As Linda on the video moves to talk about bright little girls, praised for good results not the effort, I realise how lucky I've been with support from the exploratory testing community and ideals that praise the effort. I work hard to learn but yet make my choices on what I will learn next as the most valuable thing that makes me better at what I want to spend my days on. At school I was a bright little girl praised for results, but I soon got into communities that praised the effort and learned to love the the ability to learn over results. Exploratory testers - or context-driven testers - have been one of those communities. It's not what you are, it's what you are on your way of becoming. It is great to be around people who encourage me to have a growth mindset.
When I do talks on exploratory testing (well, testing in general as all testing is exploratory), I seem to often remember to tell people that the best part of my work is that I get to learn so much.
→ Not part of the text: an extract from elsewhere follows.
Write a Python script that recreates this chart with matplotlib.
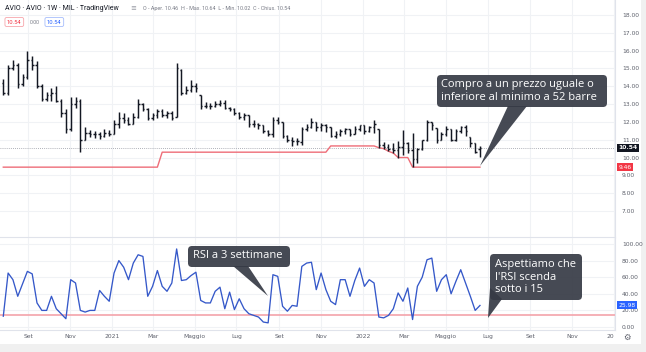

I get to learn every day, so that I'm just a little better every day, and that I believe this will be the case indefinitely. Learning takes effort and the effort is worth it. But as there's limited number of hours in the days even when you combine work and hobbies like I have, you will need to choose what bits you choose to learn. Various combinations of choices can help you be useful in software development.
Bright little girls in schools in particular would benefit from the message exploratory testers have to give on learning. I feel even more strongly that in addition to teaching programming, we should teach testing, and we should teach mindsets. We need to tell our bright little girls and boys that effort is important. It's just work to learn new things. And learning through testing is a great way of learning about how wonderfully interesting software is.